His obsession with guns, girls (he’s the target reader for Buns & Ammo, really) and making a sport out of torturing Wyatt are key ingredients that comprise the douche in his bag. His shit-eating grin, hauntingly stupid laughter and inability to comprehend anything of a figurative nature are qualities highlighted by Hughes’ careful character cultivation. Though 1985 in general was a primo year for the rise and perfection of the douchebag–Biff in Back to the Future, Jerry Hathaway in Real Genius and even another Hughes creation, Richard “Dick” Vernon, in The Breakfast Club–it was Chet who truly took the art to new and daring depths.
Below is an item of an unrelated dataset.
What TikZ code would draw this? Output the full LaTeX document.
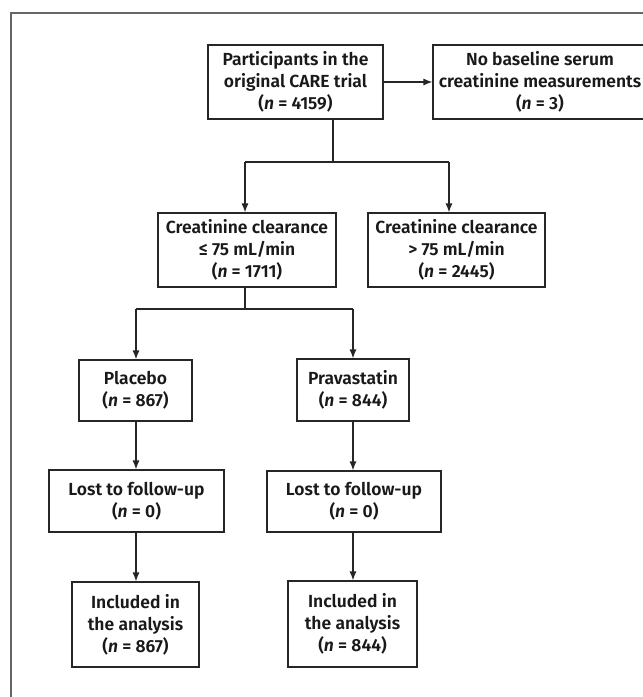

When Lisa (Le Brock) asks the to-the-point question: “Why do you have to be such a wanker?” Chet replies honestly, “Because I get off on it!” And yes, to be sure, there is nothing the douchebag relishes more than, quite simply, being a douchebag. It’s his joie de vivre, his raison d’être–though he couldn’t tell you what either of those things mean. Ultimately turned into a giant pile of shit by Lisa that looks vaguely like a toad, Chet may never get the Douche in Sausage Party makeover treatment for optimal hit you over the head with literalness emphasis, but he does, at least, feel mildly contrite as a turd.

While some might slightly detest Paxton for bringing to life so succinctly the “caricature” of a douchebag–though, more often than not, it’s not even an embellishment (they usually are always this over the top in repulsiveness)–what we should really do is pay respect to him for being able to so harshly hold up the mirror to douchebags of the world for them to see just how grotesque they look, and that, ultimately, blowhard behavior is always karmically punished. Granted, douchebags aren’t likely to be found watching a John Hughes movie to be able to apprehend this very important lesson–that is, unless it’s the new breed, pronged off in Logan Square (Chicago, John Hughes–undastand?) where they’re bound to be found playing Sixteen Candles bingo or some such sacrilege at a bar.